● Set problem
Reproduce, character for character, the lines below from the first through the one with "plt.rcParams['font.family'] = ['Open". Leave pictures out.

● Given material
++++++

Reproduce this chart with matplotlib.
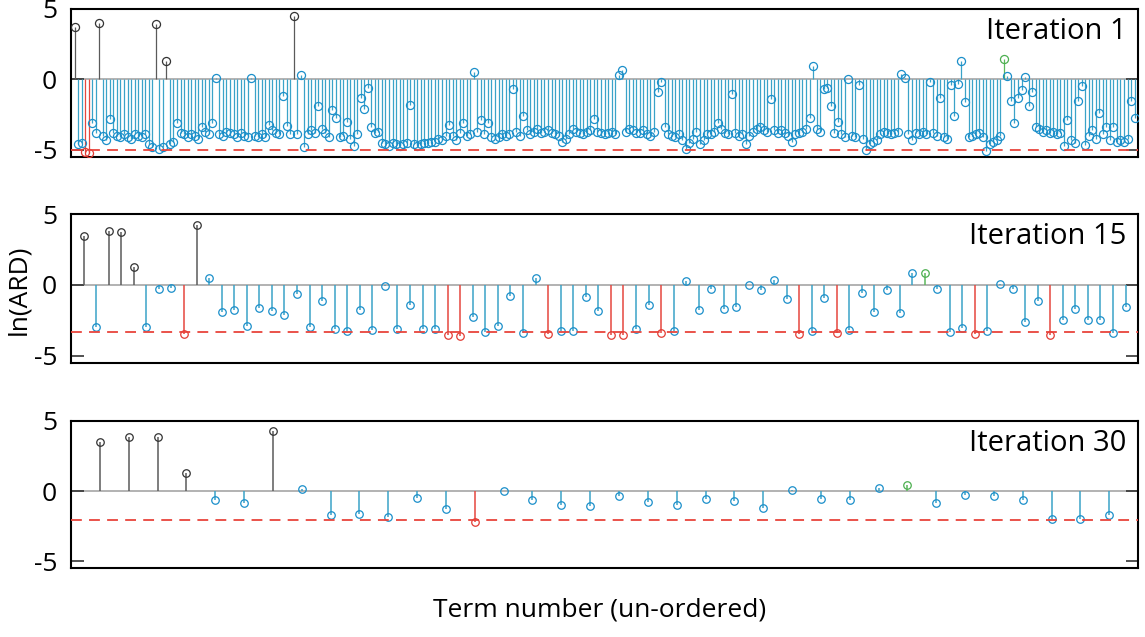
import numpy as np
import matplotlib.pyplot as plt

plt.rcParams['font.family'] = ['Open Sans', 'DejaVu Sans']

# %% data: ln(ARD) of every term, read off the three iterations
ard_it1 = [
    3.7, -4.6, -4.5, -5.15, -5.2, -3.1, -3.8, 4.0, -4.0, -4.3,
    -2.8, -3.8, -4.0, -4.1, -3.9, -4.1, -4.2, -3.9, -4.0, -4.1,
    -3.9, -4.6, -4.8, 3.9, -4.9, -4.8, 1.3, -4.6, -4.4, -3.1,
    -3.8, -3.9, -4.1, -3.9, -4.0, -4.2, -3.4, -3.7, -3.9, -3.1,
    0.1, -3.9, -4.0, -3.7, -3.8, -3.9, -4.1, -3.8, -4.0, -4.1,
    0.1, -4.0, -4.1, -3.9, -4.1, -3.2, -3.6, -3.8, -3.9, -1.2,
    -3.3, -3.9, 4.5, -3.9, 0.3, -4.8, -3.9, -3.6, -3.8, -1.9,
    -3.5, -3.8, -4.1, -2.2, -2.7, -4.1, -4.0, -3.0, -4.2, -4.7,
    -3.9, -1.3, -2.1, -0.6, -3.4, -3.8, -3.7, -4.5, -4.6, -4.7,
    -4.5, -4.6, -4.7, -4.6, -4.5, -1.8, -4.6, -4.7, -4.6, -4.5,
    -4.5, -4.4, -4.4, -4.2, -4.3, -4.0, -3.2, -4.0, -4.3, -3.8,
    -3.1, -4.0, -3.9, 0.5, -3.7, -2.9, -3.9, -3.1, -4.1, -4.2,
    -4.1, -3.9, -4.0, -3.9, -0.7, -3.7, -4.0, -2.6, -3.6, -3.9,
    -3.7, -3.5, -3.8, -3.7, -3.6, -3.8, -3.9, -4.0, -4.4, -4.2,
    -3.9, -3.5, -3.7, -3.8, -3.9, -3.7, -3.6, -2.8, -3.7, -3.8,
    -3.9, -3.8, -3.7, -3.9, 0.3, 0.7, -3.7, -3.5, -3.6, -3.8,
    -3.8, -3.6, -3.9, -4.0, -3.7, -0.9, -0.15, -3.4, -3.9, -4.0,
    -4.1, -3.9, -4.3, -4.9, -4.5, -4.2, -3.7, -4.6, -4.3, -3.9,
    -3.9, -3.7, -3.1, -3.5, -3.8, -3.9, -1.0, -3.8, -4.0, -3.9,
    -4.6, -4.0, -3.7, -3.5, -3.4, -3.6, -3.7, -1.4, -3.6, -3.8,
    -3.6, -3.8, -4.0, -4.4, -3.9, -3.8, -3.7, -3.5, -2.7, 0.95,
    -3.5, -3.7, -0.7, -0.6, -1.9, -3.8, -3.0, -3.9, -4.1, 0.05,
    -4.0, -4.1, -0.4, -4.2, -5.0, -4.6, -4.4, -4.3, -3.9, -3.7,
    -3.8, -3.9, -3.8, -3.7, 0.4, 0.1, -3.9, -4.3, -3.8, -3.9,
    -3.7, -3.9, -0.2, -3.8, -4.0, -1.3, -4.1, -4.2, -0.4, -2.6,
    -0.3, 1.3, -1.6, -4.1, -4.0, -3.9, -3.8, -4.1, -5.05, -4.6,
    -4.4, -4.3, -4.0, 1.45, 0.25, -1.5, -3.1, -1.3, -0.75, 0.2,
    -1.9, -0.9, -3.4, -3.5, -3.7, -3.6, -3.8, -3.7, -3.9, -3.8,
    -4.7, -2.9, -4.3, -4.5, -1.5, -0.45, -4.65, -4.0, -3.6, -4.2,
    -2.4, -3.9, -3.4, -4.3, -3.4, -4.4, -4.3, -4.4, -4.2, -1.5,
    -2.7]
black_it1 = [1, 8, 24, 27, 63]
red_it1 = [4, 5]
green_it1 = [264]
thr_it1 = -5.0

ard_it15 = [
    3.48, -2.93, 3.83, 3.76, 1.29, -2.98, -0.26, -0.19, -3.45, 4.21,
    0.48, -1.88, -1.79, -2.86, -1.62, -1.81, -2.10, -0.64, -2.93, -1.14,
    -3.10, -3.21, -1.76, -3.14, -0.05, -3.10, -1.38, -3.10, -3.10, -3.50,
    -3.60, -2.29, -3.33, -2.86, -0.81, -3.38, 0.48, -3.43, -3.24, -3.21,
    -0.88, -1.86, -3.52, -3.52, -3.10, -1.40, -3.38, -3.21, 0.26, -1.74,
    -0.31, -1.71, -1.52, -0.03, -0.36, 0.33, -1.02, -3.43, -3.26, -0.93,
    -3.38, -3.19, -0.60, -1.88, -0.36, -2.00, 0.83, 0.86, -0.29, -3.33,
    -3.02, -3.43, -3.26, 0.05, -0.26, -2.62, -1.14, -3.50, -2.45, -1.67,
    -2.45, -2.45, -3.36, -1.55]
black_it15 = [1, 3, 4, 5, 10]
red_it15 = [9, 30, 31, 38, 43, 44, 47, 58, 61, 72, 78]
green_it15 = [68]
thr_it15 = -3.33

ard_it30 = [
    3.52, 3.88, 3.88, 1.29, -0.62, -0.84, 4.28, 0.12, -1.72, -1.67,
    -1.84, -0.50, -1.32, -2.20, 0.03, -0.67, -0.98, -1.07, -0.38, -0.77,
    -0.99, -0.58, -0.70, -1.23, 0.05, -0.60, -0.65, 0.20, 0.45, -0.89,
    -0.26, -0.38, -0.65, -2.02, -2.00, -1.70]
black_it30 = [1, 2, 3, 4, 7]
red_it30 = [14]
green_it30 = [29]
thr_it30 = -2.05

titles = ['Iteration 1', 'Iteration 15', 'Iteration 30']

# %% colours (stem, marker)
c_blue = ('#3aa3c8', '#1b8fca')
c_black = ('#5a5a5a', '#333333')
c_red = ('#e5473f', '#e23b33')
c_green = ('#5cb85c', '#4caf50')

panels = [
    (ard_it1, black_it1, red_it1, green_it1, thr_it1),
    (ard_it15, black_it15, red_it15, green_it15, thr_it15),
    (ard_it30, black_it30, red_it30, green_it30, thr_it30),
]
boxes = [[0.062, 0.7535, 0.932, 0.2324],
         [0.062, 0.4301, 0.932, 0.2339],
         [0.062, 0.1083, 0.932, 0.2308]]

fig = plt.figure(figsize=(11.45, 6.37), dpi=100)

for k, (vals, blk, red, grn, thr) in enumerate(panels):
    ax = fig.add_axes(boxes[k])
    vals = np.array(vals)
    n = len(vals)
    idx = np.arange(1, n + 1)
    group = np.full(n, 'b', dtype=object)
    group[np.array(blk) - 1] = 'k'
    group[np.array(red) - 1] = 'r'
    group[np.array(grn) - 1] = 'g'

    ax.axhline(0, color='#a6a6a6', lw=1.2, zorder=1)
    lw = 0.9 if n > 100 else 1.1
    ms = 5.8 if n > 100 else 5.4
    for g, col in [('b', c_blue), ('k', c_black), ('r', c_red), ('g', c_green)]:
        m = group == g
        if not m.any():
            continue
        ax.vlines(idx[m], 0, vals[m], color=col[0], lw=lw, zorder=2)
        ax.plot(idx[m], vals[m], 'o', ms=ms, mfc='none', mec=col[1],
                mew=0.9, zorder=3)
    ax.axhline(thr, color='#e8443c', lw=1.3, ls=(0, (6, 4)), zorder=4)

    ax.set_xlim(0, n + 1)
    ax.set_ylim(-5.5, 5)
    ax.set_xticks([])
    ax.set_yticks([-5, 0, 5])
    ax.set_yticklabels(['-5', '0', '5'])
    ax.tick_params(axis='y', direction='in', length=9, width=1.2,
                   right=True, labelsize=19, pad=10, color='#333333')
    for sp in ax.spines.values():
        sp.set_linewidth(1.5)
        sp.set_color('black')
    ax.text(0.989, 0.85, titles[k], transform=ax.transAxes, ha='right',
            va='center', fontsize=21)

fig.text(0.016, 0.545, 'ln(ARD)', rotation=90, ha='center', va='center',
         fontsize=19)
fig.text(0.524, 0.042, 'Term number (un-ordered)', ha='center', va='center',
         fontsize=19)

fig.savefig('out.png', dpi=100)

++++++

● Exercise output
Reproduce this chart with matplotlib.
import numpy as np
import matplotlib.pyplot as plt

plt.rcParams['font.family'] = ['Open Sans', 'DejaVu Sans']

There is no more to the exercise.